§ **GIVEN MATERIAL**:
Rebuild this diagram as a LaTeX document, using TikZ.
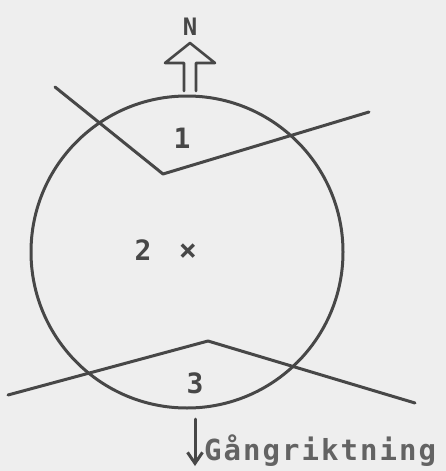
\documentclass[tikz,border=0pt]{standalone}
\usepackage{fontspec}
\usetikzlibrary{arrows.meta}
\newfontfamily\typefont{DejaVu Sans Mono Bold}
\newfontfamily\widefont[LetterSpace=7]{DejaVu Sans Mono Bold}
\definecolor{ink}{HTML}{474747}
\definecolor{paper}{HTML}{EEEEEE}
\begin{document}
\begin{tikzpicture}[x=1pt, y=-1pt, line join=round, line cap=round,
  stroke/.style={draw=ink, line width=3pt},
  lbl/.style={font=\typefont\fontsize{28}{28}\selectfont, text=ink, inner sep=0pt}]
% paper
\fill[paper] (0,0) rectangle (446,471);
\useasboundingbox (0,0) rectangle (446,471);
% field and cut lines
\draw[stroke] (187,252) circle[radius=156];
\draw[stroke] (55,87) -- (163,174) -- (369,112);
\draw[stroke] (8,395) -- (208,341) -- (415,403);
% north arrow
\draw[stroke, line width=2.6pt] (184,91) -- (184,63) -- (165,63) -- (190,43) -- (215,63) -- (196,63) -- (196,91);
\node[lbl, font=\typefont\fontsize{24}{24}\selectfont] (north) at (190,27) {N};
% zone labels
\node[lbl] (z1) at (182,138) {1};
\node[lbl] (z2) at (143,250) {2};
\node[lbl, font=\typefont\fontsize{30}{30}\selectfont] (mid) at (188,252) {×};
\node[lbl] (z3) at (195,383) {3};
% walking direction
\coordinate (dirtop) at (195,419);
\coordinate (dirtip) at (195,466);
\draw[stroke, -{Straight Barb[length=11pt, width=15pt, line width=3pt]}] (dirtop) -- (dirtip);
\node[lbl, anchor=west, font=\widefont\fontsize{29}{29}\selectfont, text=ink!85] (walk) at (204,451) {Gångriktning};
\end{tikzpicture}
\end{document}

§ **EXERCISE INSTRUCTIONS**:
Every line of the data above should be quoted exactly. Omit the pictures.

§ **THE OUTPUT**:
Rebuild this diagram as a LaTeX document, using TikZ.
\documentclass[tikz,border=0pt]{standalone}
\usepackage{fontspec}
\usetikzlibrary{arrows.meta}
\newfontfamily\typefont{DejaVu Sans Mono Bold}
\newfontfamily\widefont[LetterSpace=7]{DejaVu Sans Mono Bold}
\definecolor{ink}{HTML}{474747}
\definecolor{paper}{HTML}{EEEEEE}
\begin{document}
\begin{tikzpicture}[x=1pt, y=-1pt, line join=round, line cap=round,
  stroke/.style={draw=ink, line width=3pt},
  lbl/.style={font=\typefont\fontsize{28}{28}\selectfont, text=ink, inner sep=0pt}]
% paper
\fill[paper] (0,0) rectangle (446,471);
\useasboundingbox (0,0) rectangle (446,471);
% field and cut lines
\draw[stroke] (187,252) circle[radius=156];
\draw[stroke] (55,87) -- (163,174) -- (369,112);
\draw[stroke] (8,395) -- (208,341) -- (415,403);
% north arrow
\draw[stroke, line width=2.6pt] (184,91) -- (184,63) -- (165,63) -- (190,43) -- (215,63) -- (196,63) -- (196,91);
\node[lbl, font=\typefont\fontsize{24}{24}\selectfont] (north) at (190,27) {N};
% zone labels
\node[lbl] (z1) at (182,138) {1};
\node[lbl] (z2) at (143,250) {2};
\node[lbl, font=\typefont\fontsize{30}{30}\selectfont] (mid) at (188,252) {×};
\node[lbl] (z3) at (195,383) {3};
% walking direction
\coordinate (dirtop) at (195,419);
\coordinate (dirtip) at (195,466);
\draw[stroke, -{Straight Barb[length=11pt, width=15pt, line width=3pt]}] (dirtop) -- (dirtip);
\node[lbl, anchor=west, font=\widefont\fontsize{29}{29}\selectfont, text=ink!85] (walk) at (204,451) {Gångriktning};
\end{tikzpicture}
\end{document}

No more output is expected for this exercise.